Enter: Styrofoam insulation.
OK, this would not be my first choice, either, and I’m not going to get into the whole ‘I’d rather not give my money to companies such as xxxx’ discussion. This is a lesson in how to get this done. Styrofoam insulation, to be blunt, is faster, more efficient, and quicker than anything else we’ve ever done. I did not want to bring in the spray foam folks – that stuff is amazingly effective in terms of sealing up and if it were the summer and we were going away for several weeks, I’d think about it. But it’s winter, and I host extremely small children in this house. Not the time for something like urea foam.
Here’s how you go about this. You’ll need:
Steel tape measure
Small knife, with or without a serrated edge
Chalk snap line or some other way to making a line to follow for cutting
Mallot (optional but really useful)
Piece of wood – chunk of plywood or masonite(tm) works well
Step One: Check under the floor joists for nails sticking out. There may be ones not only pointing down from the subfloor upstairs, but also sticking out of the joists themselves for various reasons. Either pull them or figure out how you will slide the piece of foam over them because you need to get the foam right up next to the subfloor.
Step Two: (see photo at the top) Measure between the floor joists just under the subfloor.

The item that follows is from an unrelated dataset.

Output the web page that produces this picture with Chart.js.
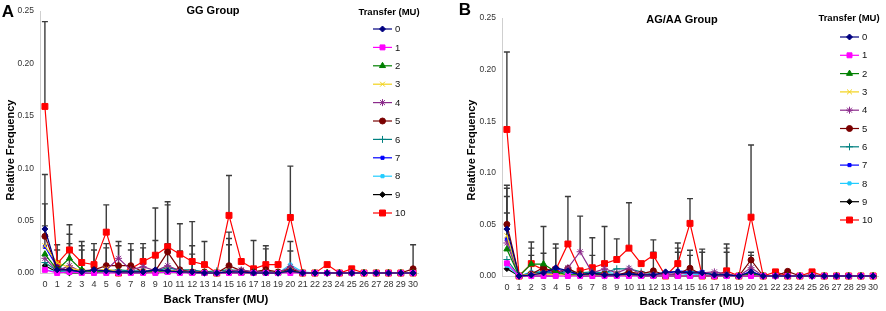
<!DOCTYPE html>
<html>
<head>
<meta charset="utf-8">
<script src="https://cdn.jsdelivr.net/npm/chart.js@4"></script>
<style>
  body { margin: 0; background: #fff; }
  .panel { position: absolute; top: 0; }
</style>
</head>
<body>
<div class="panel" style="left:0"><canvas id="chartA" width="443" height="311"></canvas></div>
<div class="panel" style="left:443px"><canvas id="chartB" width="443" height="311"></canvas></div>
<script>
// x categories (back transfer, MU) and y ticks
const backTransfer = Array.from({ length: 31 }, (_, i) => i);
const yTicks = [0, 0.05, 0.10, 0.15, 0.20, 0.25];
const seriesLabels = ['0', '1', '2', '3', '4', '5', '6', '7', '8', '9', '10'];
const seriesColors = ['#000080', '#ff00ff', '#008000', '#f2d21a', '#8b2a8b', '#7a0000', '#008080', '#0000ff', '#22ccff', '#000000', '#ff0000'];
const seriesMarkers = ['rectRot', 'rect', 'triangle', 'crossRot', 'star', 'circle', 'cross', 'rect', 'rect', 'rectRot', 'rect'];
const markerSizes = [3, 3.5, 3.5, 3.5, 3.5, 3, 3.5, 2.2, 2.2, 2.8, 4.2];

// ---- panel A: GG group ----
const a0 = [0.042,0.003,0.003,0.001,0.003,0.002,0.001,0.001,0.001,0.003,0.002,0.001,0.001,0,0,0.001,0.001,0,0,0,0.002,0,0,0,0,0,0,0,0,0,0];
const a1 = [0.003,0,0.001,0,0,0,0,0,0,0,0.001,0,0,0,0,0,0,0,0,0,0,0,0,0,0,0,0,0,0,0,0];
const a2 = [0.018,0.003,0.014,0.003,0.001,0.001,0.001,0.001,0.001,0.001,0.001,0.001,0,0,0,0.001,0,0,0,0,0.002,0,0,0,0,0,0,0,0,0,0];
const a3 = [0.026,0.010,0.005,0.002,0.001,0.004,0.001,0.001,0.001,0.001,0.003,0.001,0.001,0,0,0.001,0,0,0,0,0.002,0,0,0,0,0,0,0,0,0,0];
const a4 = [0.014,0.002,0.007,0.001,0.002,0.003,0.014,0.003,0.006,0.002,0.007,0.002,0.001,0,0,0.002,0.003,0.001,0.001,0,0.006,0,0,0,0,0,0,0,0,0,0];
const a5 = [0.035,0.004,0.003,0.002,0.003,0.007,0.007,0.007,0.001,0.002,0.020,0.003,0.001,0.001,0,0.007,0.002,0.001,0.003,0.001,0.004,0,0,0,0,0,0,0,0,0,0.004];
const a6 = [0.010,0.002,0.002,0.002,0.002,0.002,0.003,0.002,0.002,0.002,0.005,0.003,0.003,0.001,0.002,0.003,0.002,0.001,0.002,0,0.003,0,0,0,0,0,0,0,0,0,0];
const a7 = [0.025,0.006,0.002,0.001,0.002,0.001,0.001,0.001,0.001,0.003,0.002,0.001,0,0,0,0.001,0,0,0,0,0.004,0,0,0,0,0,0,0,0,0,0];
const a8 = [0.003,0.001,0.001,0.001,0.001,0.001,0.002,0.001,0.001,0.001,0.005,0.002,0.001,0,0,0.002,0.002,0.001,0.001,0,0.008,0.001,0,0,0,0,0,0,0,0,0];
const a9 = [0.007,0.001,0,0,0,0.002,0,0,0,0.001,0.003,0.001,0,0,0,0,0,0,0,0,0.001,0,0,0,0,0,0,0,0,0,0];
const a10 = [0.159,0.009,0.022,0.010,0.008,0.039,0,0.004,0.011,0.017,0.025,0.018,0.011,0.008,0,0.055,0.011,0.004,0.008,0.008,0.053,0,0,0.008,0,0.004,0,0,0,0,0];
// upper ends of error bars (null = none)
const _ = null;
const a0Up = [0.094,_,_,_,_,_,_,_,_,_,_,_,_,_,_,_,_,_,_,_,_,_,_,_,_,_,_,_,_,_,_];
const a2Up = [_,_,0.037,_,_,_,_,_,_,_,_,_,_,_,_,_,_,_,_,_,_,_,_,_,_,_,_,_,_,_,_];
const a3Up = [0.045,0.022,_,0.022,_,_,_,_,_,_,_,_,_,_,_,_,_,_,_,_,_,_,_,_,_,_,_,_,_,_,_];
const a4Up = [_,_,0.028,_,_,_,0.030,_,0.024,_,0.028,_,0.026,_,_,0.027,_,_,_,_,0.021,_,_,_,_,_,_,_,_,_,_];
const a5Up = [0.066,0.027,_,_,_,0.028,_,0.022,_,_,0.065,0.021,_,_,_,0.039,_,_,0.023,_,0.030,_,_,_,_,_,_,_,_,_,0.027];
const a6Up = [_,_,_,0.026,0.022,0.024,0.026,_,_,0.031,_,_,0.018,_,_,0.033,_,_,_,_,_,_,_,_,_,_,_,_,_,_,_];
const a10Up = [0.240,_,0.046,0.030,0.028,0.065,_,0.028,0.028,0.062,0.068,0.047,0.049,0.030,_,0.093,_,0.031,0.026,_,0.102,_,_,_,_,_,_,_,_,_,_];

// ---- panel B: AG/AA group ----
const b0 = [0.0455,0,0.001,0.003,0.008,0.005,0.001,0.003,0.001,0.001,0.002,0.001,0.001,0.004,0.004,0.003,0.003,0.001,0.001,0,0.004,0,0,0,0,0,0,0,0,0,0];
const b1 = [0.0123,0,0,0,0,0,0,0,0,0,0,0,0,0,0,0,0,0,0,0,0,0,0,0,0,0,0,0,0,0,0];
const b2 = [0.026,0,0.0116,0.0116,0.004,0.001,0.001,0.001,0.001,0.001,0.001,0,0,0,0,0,0,0,0,0,0.002,0,0,0,0,0,0,0,0,0,0];
const b3 = [0.039,0,0.002,0.002,0.001,0.001,0.001,0,0.001,0.001,0,0.001,0,0,0,0,0,0,0,0,0.002,0,0,0,0,0,0,0,0,0,0];
const b4 = [0.032,0,0.002,0.002,0.002,0.008,0.0235,0.003,0.007,0.003,0.0075,0.002,0.001,0.001,0.002,0.003,0.003,0.004,0.002,0,0.008,0,0,0,0,0,0,0,0,0,0];
const b5 = [0.050,0,0.002,0.008,0.003,0.007,0.002,0.002,0.002,0.001,0.004,0.002,0.005,0.001,0.002,0.0075,0.001,0,0.001,0,0.0155,0,0,0.0045,0,0,0,0,0,0,0];
const b6 = [0.016,0,0.003,0.004,0.003,0.004,0.003,0.004,0.003,0.007,0.007,0.004,0.002,0.001,0.002,0.004,0.003,0.002,0.001,0,0.003,0,0,0,0,0,0,0,0,0,0];
const b7 = [0.036,0,0.002,0.002,0.007,0.004,0.001,0.002,0.001,0.001,0.002,0.001,0.001,0.002,0.005,0.004,0.004,0.001,0.001,0,0.0045,0,0,0,0,0,0,0,0,0,0];
const b8 = [0.010,0,0.004,0.004,0.001,0.002,0.001,0.002,0.004,0.002,0.002,0.001,0,0,0,0.002,0.001,0,0,0,0.004,0,0,0,0,0,0,0,0,0,0];
const b9 = [0.007,0,0,0,0,0.008,0,0,0,0,0.004,0,0,0,0,0,0,0,0,0,0,0,0,0,0,0.001,0,0,0,0,0];
const b10 = [0.142,0,0.012,0.006,0.006,0.031,0.005,0.008,0.012,0.016,0.027,0.012,0.020,0,0.012,0.051,0,0,0.005,0,0.057,0,0.004,0,0,0.004,0,0,0,0,0];
const b0Up = [0.085,_,_,_,_,_,_,_,_,_,_,_,_,_,0.023,_,_,_,_,_,_,_,_,_,_,_,_,_,_,_,_];
const b2Up = [_,_,0.027,0.048,_,_,_,_,_,_,_,_,_,_,_,_,_,_,_,_,_,_,_,_,_,_,_,_,_,_,_];
const b3Up = [0.077,_,_,_,_,_,_,_,_,_,_,_,_,_,_,_,_,_,_,_,_,_,_,_,_,_,_,_,_,_,_];
const b4Up = [0.061,_,_,_,_,_,0.058,_,_,_,_,_,_,_,_,_,_,_,0.027,_,0.020,_,_,_,_,_,_,_,_,_,_];
const b5Up = [0.088,_,_,0.022,_,_,_,_,_,_,_,_,0.023,_,0.027,0.025,_,_,_,_,0.023,_,_,_,_,_,_,_,_,_,_];
const b6Up = [_,_,0.020,_,0.027,_,_,0.020,_,_,_,_,_,_,_,0.020,0.023,_,0.023,_,_,_,_,_,_,_,_,_,_,_,_];
const b10Up = [0.217,_,0.033,_,0.031,0.077,_,0.037,0.048,0.036,0.071,_,0.035,_,0.032,0.075,0.026,_,0.031,_,0.127,_,_,_,_,_,_,_,_,_,_];

const fontFamily = '"Liberation Sans", Arial, sans-serif';

function makeDatasets(values, uppers) {
    return values.map((vals, i) => ({
        label: seriesLabels[i],
        data: backTransfer.map((x, k) => ({ x: x, y: vals[k] })),
        up: uppers[i] || null,
        borderColor: seriesColors[i],
        backgroundColor: seriesColors[i],
        borderWidth: 1.2,
        pointStyle: seriesMarkers[i],
        pointRadius: markerSizes[i],
        pointBorderWidth: 1,
        showLine: true,
        tension: 0,
        clip: false
    }));
}

// error bars drawn below the series, up only
const errorBars = {
    id: 'errorBars',
    beforeDatasetsDraw(chart) {
        const ctx = chart.ctx;
        const xs = chart.scales.x, ys = chart.scales.y;
        ctx.save();
        ctx.strokeStyle = '#3c3c3c';
        ctx.lineWidth = 1.4;
        chart.data.datasets.forEach(ds => {
            if (!ds.up) return;
            ds.up.forEach((top, k) => {
                if (top === null) return;
                const px = xs.getPixelForValue(ds.data[k].x);
                const y0 = ys.getPixelForValue(ds.data[k].y);
                const y1 = ys.getPixelForValue(top);
                ctx.beginPath();
                ctx.moveTo(px, y0); ctx.lineTo(px, y1);
                ctx.moveTo(px - 3, y1); ctx.lineTo(px + 3, y1);
                ctx.stroke();
            });
        });
        ctx.restore();
    }
};

// titles, panel letter and the legend with line + marker
const decorations = {
    id: 'decorations',
    afterDraw(chart, args, o) {
        const ctx = chart.ctx;
        ctx.save();
        ctx.fillStyle = '#000';
        ctx.textBaseline = 'middle';
        ctx.textAlign = 'center';
        ctx.font = 'bold 17px ' + fontFamily;
        ctx.fillText(o.letter, o.letterX, o.letterY);
        ctx.font = 'bold 11px ' + fontFamily;
        ctx.fillText(o.title, o.titleX, o.titleY);
        ctx.font = 'bold 11.5px ' + fontFamily;
        ctx.fillText('Back Transfer (MU)', o.xTitleX, o.xTitleY);
        ctx.save();
        ctx.translate(o.yTitleX, o.yTitleY);
        ctx.rotate(-Math.PI / 2);
        ctx.font = 'bold 11px ' + fontFamily;
        ctx.fillText('Relative Frequency', 0, 0);
        ctx.restore();

        ctx.font = 'bold 9.5px ' + fontFamily;
        ctx.fillText('Transfer (MU)', o.legTitleX, o.legTitleY);
        ctx.font = '9.5px ' + fontFamily;
        ctx.textAlign = 'left';
        chart.data.datasets.forEach((ds, i) => {
            const y = o.legY + i * o.legStep;
            ctx.strokeStyle = ds.borderColor;
            ctx.fillStyle = ds.backgroundColor;
            ctx.lineWidth = 1.2;
            ctx.beginPath();
            ctx.moveTo(o.legX, y); ctx.lineTo(o.legX + 19, y);
            ctx.stroke();
            ctx.lineWidth = 1;
            Chart.helpers.drawPoint(ctx, { pointStyle: ds.pointStyle, radius: ds.pointRadius, rotation: 0, borderWidth: 1 }, o.legX + 9.5, y);
            ctx.fillStyle = '#111';
            ctx.fillText(ds.label, o.legX + 22, y + 0.5);
        });
        ctx.restore();
    }
};

function makeChart(id, values, uppers, pad, yWidth, xHeight, deco) {
    return new Chart(document.getElementById(id), {
        type: 'scatter',
        data: { datasets: makeDatasets(values, uppers) },
        plugins: [errorBars, decorations],
        options: {
            responsive: false,
            animation: false,
            layout: { padding: pad },
            plugins: {
                legend: { display: false },
                tooltip: { enabled: false },
                decorations: deco
            },
            scales: {
                x: {
                    type: 'linear', min: -0.4, max: 30.4,
                    grid: { display: false, drawTicks: false },
                    border: { display: true, color: '#cfcfcf', width: 1 },
                    afterBuildTicks: s => { s.ticks = backTransfer.map(v => ({ value: v })); },
                    afterFit: s => { s.height = xHeight; },
                    ticks: { autoSkip: false, maxRotation: 0, padding: 6, color: '#333', font: { family: fontFamily, size: 9 }, callback: v => String(v) }
                },
                y: {
                    min: 0, max: 0.25,
                    grid: { display: false, drawTicks: false },
                    border: { display: true, color: '#cfcfcf', width: 1 },
                    afterBuildTicks: s => { s.ticks = yTicks.map(v => ({ value: v })); },
                    afterFit: s => { s.width = yWidth; },
                    ticks: { padding: 6, color: '#333', font: { family: fontFamily, size: 8.5 }, callback: v => v.toFixed(2) }
                }
            }
        }
    });
}

makeChart('chartA', [a0, a1, a2, a3, a4, a5, a6, a7, a8, a9, a10],
    [a0Up, null, a2Up, a3Up, a4Up, a5Up, a6Up, null, null, null, a10Up],
    { left: 0, top: 10, right: 25, bottom: 0 }, 40, 38,
    { letter: 'A', letterX: 8, letterY: 12, title: 'GG Group', titleX: 213, titleY: 11,
      xTitleX: 216, xTitleY: 300, yTitleX: 11, yTitleY: 150,
      legTitleX: 389, legTitleY: 12, legX: 373, legY: 29, legStep: 18.4 });

makeChart('chartB', [b0, b1, b2, b3, b4, b5, b6, b7, b8, b9, b10],
    [b0Up, null, b2Up, b3Up, b4Up, b5Up, b6Up, null, null, null, b10Up],
    { left: 20, top: 18, right: 8, bottom: 0 }, 39, 35,
    { letter: 'B', letterX: 22, letterY: 10, title: 'AG/AA Group', titleX: 239, titleY: 20,
      xTitleX: 249, xTitleY: 302, yTitleX: 29, yTitleY: 150,
      legTitleX: 406, legTitleY: 18, legX: 397, legY: 37, legStep: 18.3 });
</script>
</body>
</html>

Believe it or not, that measurement might not be the same as between the floor joists at the bottom of the joists.
Step Three: Mark the styrofoam insulation.Using your knife and the measurement from just under the subfloor, mark both ends of the piece of insulation. The DH is kneeling on the basement floor. Make sure you do NOT put your knee into the insulation.

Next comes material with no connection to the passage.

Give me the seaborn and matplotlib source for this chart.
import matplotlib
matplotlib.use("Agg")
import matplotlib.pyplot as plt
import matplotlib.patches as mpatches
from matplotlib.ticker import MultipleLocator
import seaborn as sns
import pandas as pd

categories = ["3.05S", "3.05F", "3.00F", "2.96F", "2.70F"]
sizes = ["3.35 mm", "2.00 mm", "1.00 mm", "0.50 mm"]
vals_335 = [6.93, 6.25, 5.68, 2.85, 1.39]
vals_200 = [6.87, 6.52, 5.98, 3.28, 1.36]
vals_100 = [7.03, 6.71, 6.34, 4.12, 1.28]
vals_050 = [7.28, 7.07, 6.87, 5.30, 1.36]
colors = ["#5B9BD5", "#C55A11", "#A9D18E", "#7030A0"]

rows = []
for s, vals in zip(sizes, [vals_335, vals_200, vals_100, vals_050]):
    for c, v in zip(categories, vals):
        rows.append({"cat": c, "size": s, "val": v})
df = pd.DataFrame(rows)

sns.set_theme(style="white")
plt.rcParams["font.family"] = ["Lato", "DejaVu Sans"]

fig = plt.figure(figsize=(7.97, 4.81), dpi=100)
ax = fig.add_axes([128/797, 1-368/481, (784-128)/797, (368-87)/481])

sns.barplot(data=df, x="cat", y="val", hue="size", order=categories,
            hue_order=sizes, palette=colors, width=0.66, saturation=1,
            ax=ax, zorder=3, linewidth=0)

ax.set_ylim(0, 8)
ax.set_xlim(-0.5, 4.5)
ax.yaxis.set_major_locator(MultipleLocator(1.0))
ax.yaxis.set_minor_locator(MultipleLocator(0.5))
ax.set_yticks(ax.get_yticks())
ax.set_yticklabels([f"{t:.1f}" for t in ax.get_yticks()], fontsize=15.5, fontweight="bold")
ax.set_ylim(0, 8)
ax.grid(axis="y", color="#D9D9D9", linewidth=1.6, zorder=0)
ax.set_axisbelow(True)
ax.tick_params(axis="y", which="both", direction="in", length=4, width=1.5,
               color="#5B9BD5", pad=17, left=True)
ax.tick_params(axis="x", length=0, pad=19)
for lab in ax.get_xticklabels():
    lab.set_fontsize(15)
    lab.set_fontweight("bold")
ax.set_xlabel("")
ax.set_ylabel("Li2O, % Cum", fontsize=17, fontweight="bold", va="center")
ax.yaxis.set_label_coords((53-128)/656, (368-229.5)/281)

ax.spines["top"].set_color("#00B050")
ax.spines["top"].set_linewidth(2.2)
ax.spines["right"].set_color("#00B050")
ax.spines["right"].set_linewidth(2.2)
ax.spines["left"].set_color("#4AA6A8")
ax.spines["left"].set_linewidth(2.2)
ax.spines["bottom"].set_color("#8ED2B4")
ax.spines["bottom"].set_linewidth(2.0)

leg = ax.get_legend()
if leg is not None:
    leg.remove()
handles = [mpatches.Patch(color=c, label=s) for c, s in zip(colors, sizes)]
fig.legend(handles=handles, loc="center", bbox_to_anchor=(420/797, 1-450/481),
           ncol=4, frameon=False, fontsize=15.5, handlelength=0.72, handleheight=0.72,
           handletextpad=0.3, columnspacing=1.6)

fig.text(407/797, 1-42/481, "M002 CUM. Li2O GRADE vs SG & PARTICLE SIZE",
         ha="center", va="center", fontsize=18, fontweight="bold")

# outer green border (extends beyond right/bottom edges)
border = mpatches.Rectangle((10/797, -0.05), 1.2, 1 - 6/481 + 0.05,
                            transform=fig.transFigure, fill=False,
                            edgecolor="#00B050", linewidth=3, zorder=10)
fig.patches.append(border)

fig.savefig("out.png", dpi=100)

Step Four: Snap a line through both those marks. This is your guideline.OK, so maybe you don’t have a chalk snap line. You can use a meter or yard stick and a pencil; just be careful, again, not to step, lean, or put your knee into the insulation.
Step Five: Cut the insulation. No one’s arm is that long and you’ll need to get to the center of the insulation. Put down the plywood or masonite(tm) and carefully lean down on that so that you can reach the center and cut along the guideline. Then go to the other end of the guideline and do the same. If it’s a little bit jagged, then use your knife to even it out.
Step Six: Install. First, test the piece up against the space between the joists to make sure it’s going to actually go in. If it’s too big, the piece will snap into pieces if you force it. If you need to shave off a little bit from the long edges, take care of that now with your knife. Then, sliding it over your head, get the short end right up against the end of the space right next to the wall. Make sure that is snug and that, as in the photo, one long side of the piece of insulation is snugged up against the inside of one of the floor joists. Raise the other edge. If it jams, do NOT force it. Take it down and shave off a little bit more of the insulation and do this again. Don’t get too enthusiastic with that knife – you want the piece of insulation to fit against that other floor joist, but you also don’t want to end up shaving off too much. To finish off, using your mallet and piece of wood, put the wood up against the insulation and tap it, all along the surface, to make sure it is good and tight against the subfloor.
First piece done. Now, before you lose your nerve, do the rest!!